(Stored entries)
####

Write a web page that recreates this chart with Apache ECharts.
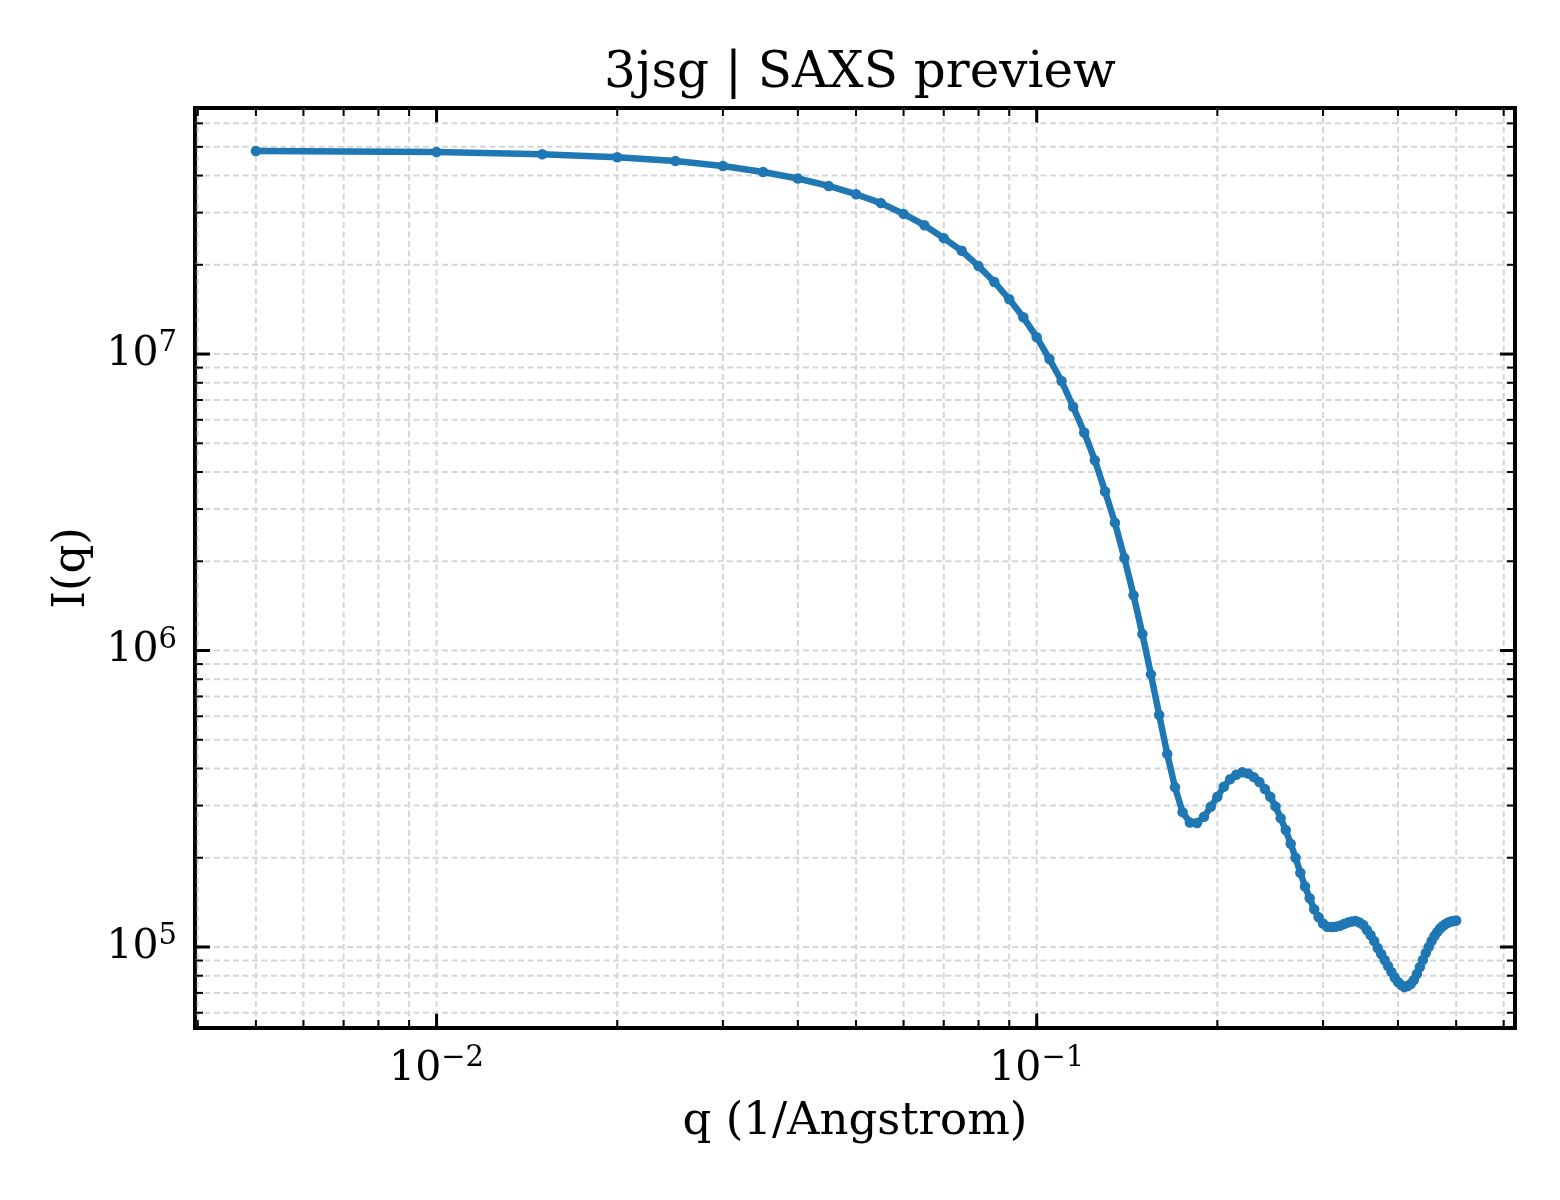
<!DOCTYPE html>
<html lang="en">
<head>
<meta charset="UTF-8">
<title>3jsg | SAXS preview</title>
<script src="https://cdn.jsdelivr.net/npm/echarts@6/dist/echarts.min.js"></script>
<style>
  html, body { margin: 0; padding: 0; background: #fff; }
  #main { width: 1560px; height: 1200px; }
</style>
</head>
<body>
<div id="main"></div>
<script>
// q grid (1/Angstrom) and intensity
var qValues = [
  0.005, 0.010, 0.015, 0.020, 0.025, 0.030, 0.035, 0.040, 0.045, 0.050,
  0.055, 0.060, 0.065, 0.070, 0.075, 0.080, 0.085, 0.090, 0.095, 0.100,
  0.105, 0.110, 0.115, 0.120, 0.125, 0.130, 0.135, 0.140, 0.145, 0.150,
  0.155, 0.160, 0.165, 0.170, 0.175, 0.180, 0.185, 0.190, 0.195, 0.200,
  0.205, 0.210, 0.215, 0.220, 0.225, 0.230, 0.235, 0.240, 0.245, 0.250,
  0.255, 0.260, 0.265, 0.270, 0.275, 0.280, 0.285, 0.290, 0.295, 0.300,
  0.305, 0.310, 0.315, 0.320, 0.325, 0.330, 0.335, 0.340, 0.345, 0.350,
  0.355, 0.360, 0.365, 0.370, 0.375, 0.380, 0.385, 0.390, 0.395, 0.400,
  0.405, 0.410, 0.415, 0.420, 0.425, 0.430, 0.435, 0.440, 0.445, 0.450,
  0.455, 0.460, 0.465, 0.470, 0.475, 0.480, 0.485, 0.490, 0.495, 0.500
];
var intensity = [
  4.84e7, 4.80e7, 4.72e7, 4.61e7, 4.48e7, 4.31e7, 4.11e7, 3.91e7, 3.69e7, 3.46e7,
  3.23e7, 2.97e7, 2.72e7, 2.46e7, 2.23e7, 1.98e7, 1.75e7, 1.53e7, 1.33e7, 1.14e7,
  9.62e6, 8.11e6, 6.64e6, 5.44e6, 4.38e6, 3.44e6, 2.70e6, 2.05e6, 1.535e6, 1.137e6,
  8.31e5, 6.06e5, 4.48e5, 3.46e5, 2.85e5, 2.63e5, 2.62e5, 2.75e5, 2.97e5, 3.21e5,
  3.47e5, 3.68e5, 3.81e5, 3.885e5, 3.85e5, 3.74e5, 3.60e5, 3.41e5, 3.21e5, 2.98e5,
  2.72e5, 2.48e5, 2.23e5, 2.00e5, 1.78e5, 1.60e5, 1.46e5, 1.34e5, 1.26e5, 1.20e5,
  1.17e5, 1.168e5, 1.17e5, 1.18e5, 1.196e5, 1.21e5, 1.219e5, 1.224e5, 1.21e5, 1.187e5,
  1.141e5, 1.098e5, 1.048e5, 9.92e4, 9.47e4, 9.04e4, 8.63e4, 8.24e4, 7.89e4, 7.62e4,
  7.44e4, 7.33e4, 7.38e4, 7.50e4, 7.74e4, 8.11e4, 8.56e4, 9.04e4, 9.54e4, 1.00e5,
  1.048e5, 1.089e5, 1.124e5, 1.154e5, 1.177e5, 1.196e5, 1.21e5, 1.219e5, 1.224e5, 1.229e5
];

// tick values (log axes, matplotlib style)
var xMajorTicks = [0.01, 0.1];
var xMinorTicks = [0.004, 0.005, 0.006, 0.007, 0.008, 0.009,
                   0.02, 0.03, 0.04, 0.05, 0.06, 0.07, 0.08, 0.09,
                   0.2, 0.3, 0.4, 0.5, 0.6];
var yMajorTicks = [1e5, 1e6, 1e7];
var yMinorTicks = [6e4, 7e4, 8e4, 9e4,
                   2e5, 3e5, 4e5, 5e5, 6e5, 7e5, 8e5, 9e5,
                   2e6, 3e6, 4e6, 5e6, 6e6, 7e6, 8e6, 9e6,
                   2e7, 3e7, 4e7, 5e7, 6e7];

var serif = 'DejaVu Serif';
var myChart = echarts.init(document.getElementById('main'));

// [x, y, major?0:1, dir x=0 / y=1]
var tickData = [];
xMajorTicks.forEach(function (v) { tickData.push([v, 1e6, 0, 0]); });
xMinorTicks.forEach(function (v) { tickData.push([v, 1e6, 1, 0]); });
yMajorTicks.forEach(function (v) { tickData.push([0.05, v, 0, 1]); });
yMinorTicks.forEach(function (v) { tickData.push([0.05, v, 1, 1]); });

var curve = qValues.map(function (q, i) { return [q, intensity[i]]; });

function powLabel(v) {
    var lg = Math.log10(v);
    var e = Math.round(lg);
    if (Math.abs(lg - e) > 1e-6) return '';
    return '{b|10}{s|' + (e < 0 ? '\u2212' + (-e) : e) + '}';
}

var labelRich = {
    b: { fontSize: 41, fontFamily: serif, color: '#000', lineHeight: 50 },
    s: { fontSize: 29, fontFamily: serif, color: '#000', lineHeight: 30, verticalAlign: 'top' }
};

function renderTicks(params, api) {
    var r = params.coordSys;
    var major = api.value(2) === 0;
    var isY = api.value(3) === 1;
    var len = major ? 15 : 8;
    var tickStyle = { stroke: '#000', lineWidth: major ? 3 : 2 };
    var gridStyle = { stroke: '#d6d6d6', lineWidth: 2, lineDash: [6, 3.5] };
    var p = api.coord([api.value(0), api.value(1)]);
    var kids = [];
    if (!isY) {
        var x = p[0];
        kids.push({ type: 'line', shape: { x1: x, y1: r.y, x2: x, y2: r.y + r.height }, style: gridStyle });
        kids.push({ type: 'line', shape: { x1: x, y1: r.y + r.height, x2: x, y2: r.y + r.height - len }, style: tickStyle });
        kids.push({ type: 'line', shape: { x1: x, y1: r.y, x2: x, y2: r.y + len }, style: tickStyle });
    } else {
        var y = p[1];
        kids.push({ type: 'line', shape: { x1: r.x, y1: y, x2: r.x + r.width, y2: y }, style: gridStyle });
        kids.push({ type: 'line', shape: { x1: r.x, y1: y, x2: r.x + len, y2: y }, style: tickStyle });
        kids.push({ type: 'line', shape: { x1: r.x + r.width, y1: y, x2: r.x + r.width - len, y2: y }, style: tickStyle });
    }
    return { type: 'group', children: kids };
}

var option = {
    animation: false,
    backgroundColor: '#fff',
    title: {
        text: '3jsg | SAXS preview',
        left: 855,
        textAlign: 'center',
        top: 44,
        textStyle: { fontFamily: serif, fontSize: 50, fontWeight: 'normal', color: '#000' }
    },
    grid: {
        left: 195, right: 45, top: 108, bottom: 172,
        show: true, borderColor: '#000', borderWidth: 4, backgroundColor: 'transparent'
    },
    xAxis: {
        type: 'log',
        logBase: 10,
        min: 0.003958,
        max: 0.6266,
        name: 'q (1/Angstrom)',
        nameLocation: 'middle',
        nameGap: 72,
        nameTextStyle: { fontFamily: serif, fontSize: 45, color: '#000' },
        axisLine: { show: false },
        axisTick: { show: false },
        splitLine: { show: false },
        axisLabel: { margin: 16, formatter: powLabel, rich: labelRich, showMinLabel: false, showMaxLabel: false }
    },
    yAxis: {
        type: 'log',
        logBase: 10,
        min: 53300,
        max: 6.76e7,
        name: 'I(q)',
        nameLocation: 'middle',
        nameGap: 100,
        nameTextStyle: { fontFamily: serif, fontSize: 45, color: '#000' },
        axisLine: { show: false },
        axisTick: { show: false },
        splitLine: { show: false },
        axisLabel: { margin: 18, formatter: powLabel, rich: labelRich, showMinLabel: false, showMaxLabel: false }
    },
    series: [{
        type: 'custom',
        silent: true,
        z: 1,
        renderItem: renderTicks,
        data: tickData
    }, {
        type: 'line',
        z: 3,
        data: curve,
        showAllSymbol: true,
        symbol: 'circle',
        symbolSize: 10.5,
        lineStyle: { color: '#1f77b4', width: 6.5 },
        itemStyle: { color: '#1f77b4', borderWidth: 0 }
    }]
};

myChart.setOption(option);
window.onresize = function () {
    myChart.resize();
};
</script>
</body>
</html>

####

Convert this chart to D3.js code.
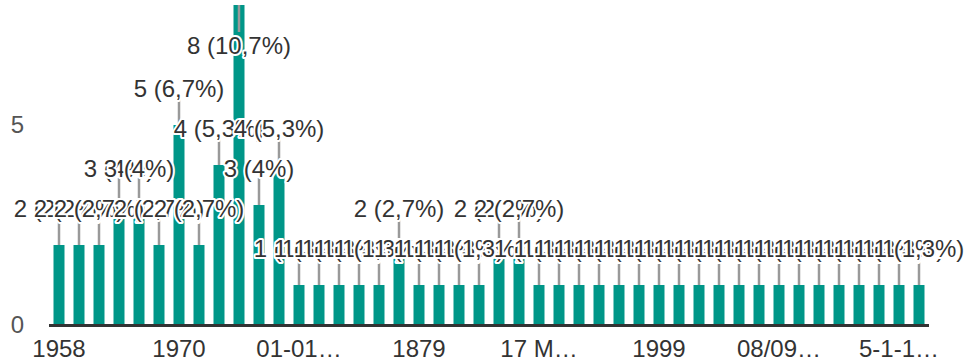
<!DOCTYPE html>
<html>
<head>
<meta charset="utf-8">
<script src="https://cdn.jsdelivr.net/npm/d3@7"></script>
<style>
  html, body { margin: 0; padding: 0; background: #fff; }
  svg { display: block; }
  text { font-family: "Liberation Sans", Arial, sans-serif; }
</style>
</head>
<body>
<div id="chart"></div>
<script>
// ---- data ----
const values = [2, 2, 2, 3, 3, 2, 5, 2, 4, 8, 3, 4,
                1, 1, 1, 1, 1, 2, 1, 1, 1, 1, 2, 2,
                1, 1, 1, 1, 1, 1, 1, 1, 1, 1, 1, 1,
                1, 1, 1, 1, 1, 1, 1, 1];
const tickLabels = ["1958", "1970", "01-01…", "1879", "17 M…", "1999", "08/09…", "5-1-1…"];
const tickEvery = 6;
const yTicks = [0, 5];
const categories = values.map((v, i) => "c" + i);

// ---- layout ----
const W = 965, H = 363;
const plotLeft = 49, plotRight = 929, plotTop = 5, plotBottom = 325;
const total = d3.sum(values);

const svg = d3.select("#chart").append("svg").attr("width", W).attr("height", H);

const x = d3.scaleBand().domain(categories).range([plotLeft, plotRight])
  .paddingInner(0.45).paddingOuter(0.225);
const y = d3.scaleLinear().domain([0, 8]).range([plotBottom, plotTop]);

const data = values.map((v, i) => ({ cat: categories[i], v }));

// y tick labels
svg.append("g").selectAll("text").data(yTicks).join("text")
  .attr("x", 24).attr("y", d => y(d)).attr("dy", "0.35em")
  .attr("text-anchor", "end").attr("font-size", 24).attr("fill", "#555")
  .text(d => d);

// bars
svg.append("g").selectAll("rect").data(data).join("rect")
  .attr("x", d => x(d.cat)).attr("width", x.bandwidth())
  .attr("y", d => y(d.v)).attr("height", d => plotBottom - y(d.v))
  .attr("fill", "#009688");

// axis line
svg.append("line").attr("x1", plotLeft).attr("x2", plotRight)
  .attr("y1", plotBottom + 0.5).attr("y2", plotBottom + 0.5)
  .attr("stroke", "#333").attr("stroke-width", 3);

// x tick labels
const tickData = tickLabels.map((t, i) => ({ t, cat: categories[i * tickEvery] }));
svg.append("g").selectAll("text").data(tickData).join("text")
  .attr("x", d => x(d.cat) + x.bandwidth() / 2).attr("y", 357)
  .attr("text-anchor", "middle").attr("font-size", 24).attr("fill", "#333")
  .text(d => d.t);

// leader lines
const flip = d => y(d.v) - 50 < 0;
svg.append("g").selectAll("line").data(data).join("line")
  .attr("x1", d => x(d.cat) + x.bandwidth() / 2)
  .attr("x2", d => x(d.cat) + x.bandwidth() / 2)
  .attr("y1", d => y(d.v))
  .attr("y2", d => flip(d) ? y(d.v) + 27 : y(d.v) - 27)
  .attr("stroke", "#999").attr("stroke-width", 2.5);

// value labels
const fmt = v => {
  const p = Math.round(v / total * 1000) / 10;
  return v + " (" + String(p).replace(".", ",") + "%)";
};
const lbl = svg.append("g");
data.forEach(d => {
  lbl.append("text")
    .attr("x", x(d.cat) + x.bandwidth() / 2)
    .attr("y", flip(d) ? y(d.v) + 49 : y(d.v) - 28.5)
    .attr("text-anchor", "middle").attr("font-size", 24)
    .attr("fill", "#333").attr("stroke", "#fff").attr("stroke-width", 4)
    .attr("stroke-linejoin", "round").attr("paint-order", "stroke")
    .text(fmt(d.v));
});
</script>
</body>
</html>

####

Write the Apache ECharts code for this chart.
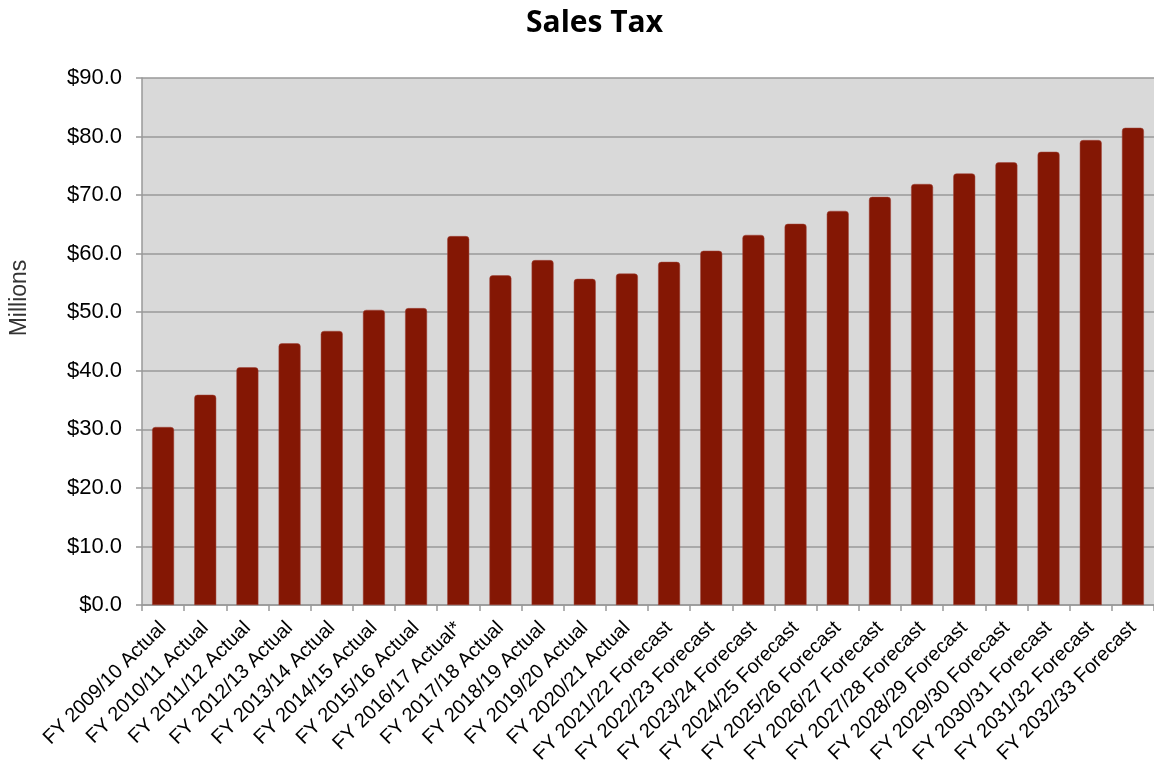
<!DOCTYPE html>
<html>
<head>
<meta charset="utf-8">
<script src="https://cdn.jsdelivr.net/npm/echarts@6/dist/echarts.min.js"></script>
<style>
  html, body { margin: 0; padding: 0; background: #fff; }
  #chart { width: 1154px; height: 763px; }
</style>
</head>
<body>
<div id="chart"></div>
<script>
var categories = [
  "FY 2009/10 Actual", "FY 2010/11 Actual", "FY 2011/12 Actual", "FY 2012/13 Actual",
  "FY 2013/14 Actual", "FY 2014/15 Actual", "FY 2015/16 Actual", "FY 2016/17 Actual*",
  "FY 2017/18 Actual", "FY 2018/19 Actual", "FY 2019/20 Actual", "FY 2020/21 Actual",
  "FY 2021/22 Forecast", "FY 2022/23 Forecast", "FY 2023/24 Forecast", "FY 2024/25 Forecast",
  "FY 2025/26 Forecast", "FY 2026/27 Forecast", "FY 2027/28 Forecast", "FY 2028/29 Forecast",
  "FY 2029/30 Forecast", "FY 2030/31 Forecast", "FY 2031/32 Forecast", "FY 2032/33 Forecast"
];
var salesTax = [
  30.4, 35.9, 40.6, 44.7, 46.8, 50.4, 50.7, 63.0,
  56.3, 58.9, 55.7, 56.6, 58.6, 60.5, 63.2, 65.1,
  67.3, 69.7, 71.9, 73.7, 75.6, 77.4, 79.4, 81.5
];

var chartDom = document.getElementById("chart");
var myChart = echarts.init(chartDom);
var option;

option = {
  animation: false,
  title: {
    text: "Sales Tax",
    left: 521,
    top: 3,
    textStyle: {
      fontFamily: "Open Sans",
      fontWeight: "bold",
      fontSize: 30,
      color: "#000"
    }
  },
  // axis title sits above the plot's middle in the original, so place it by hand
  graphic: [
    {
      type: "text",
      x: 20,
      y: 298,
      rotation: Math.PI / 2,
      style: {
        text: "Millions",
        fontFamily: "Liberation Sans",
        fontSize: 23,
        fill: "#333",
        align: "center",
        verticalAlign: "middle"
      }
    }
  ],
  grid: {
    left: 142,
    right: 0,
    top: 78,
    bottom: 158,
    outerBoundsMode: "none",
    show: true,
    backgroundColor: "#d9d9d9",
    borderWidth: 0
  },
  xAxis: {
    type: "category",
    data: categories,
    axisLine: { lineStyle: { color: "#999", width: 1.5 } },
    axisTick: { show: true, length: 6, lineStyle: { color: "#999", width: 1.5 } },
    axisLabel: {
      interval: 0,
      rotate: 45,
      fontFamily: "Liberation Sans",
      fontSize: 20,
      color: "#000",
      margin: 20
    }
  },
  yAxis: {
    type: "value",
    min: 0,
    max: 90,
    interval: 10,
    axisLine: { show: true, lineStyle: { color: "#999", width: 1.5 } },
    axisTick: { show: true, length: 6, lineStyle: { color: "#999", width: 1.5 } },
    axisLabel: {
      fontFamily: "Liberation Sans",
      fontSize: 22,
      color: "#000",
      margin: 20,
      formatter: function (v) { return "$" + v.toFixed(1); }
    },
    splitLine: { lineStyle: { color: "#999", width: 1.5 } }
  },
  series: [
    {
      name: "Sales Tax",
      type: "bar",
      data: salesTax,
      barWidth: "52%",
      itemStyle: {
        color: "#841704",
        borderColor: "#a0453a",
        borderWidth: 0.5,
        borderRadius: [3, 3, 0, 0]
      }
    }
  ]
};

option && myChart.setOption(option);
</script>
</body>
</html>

####

Task to complete | From the records above, copy exactly the lines starting at the one with "Write the Apache ECharts code for this chart." and ending at the one with "var option;", and no others. Pictures stay out.

Full response |
Write the Apache ECharts code for this chart.
<!DOCTYPE html>
<html>
<head>
<meta charset="utf-8">
<script src="https://cdn.jsdelivr.net/npm/echarts@6/dist/echarts.min.js"></script>
<style>
  html, body { margin: 0; padding: 0; background: #fff; }
  #chart { width: 1154px; height: 763px; }
</style>
</head>
<body>
<div id="chart"></div>
<script>
var categories = [
  "FY 2009/10 Actual", "FY 2010/11 Actual", "FY 2011/12 Actual", "FY 2012/13 Actual",
  "FY 2013/14 Actual", "FY 2014/15 Actual", "FY 2015/16 Actual", "FY 2016/17 Actual*",
  "FY 2017/18 Actual", "FY 2018/19 Actual", "FY 2019/20 Actual", "FY 2020/21 Actual",
  "FY 2021/22 Forecast", "FY 2022/23 Forecast", "FY 2023/24 Forecast", "FY 2024/25 Forecast",
  "FY 2025/26 Forecast", "FY 2026/27 Forecast", "FY 2027/28 Forecast", "FY 2028/29 Forecast",
  "FY 2029/30 Forecast", "FY 2030/31 Forecast", "FY 2031/32 Forecast", "FY 2032/33 Forecast"
];
var salesTax = [
  30.4, 35.9, 40.6, 44.7, 46.8, 50.4, 50.7, 63.0,
  56.3, 58.9, 55.7, 56.6, 58.6, 60.5, 63.2, 65.1,
  67.3, 69.7, 71.9, 73.7, 75.6, 77.4, 79.4, 81.5
];

var chartDom = document.getElementById("chart");
var myChart = echarts.init(chartDom);
var option;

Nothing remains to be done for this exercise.